Matter of Public Importance: Should the CSIRO receive more funding to research climate change?

Lucy Andrews

The 31st  Victorian YMCA’s Youth Parliament commenced on July 3, 2017, with a debate on introducing further funding for the Commonwealth Scientific and Industrial Research Organisation (CSIRO). Chosen by the public, the often contentious topic of the Matter of Public Importance is a traditional debate in Youth Parliament, previous topics including legalising euthanasia and same-sex marriage.

Fifty-four members of the Legislative Assembly were in favour of the bill, which the government claimed would allow the CSIRO to head research in pursuit of a solution to the negative effects of climate change.
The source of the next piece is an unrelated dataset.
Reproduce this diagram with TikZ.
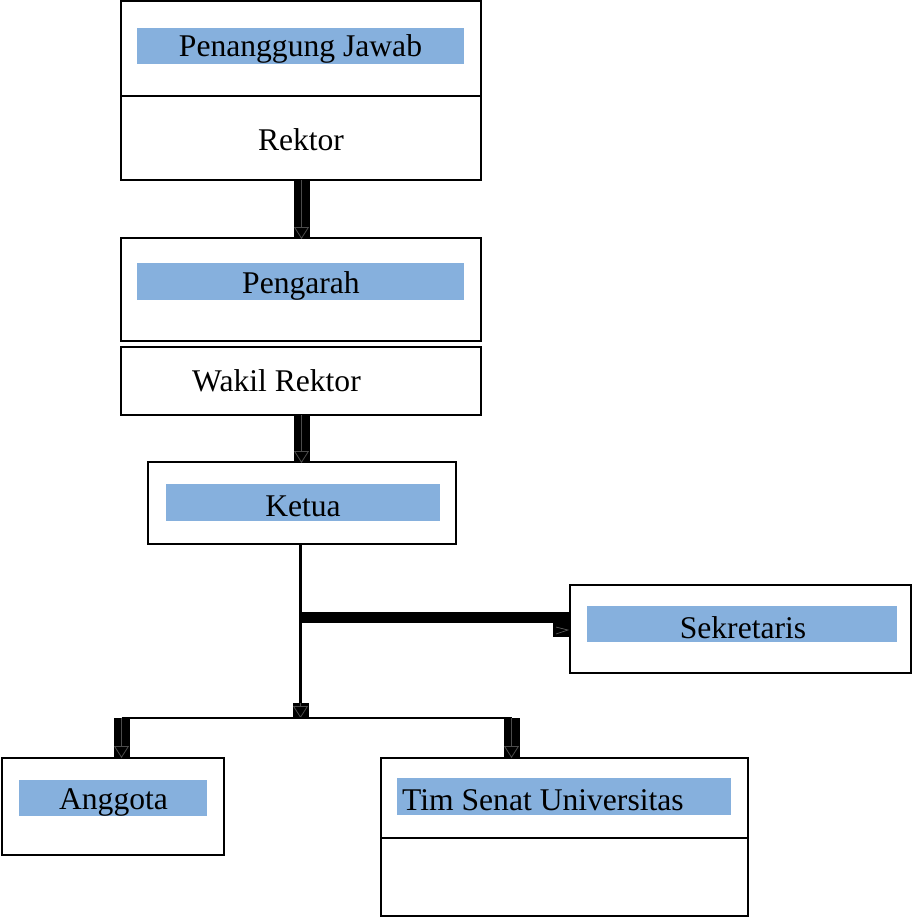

The government was confident the CSIRO is an appropriate body to fund for climate change research, arguing that it is independent and therefore will not push corporate interests.

However, the opposition questioned the “pragmatic” effects of such research funding, with those opposing the bill claiming that, “The nature of the CSIRO’s function does not allow for effective and productive change.”

Honourable Member Mozaffari stated, “The question is not more funding for the CSIRO, but rather it is the CSIRO’s priorities.”

Rather than money spent in research, the opposition saw the allocation of funding to be more valuable in other sectors. Honourable Member Young called for the funding to be redistributed to educational programs or renewable energy.

“The primary function of the CSIRO is research, not precise action. We don’t need money wasted in research and alternative energy functions. This money will be better spent in education and investment into the public sector.”

The government argued in response that the research funding provided to the CSIRO would guide Australia “on a path towards positive change”. Honourable Member Cadzow reasoned that the CSIRO research is invaluable to Australia’s future steps in protecting the climate.

“How does the opposition propose we move with a sense of direction in tackling climate change, as we as a nation depend on the CSIRO to provide us a map?”

With a 54 to four vote, the bill was passed with overwhelming support for research into climate change.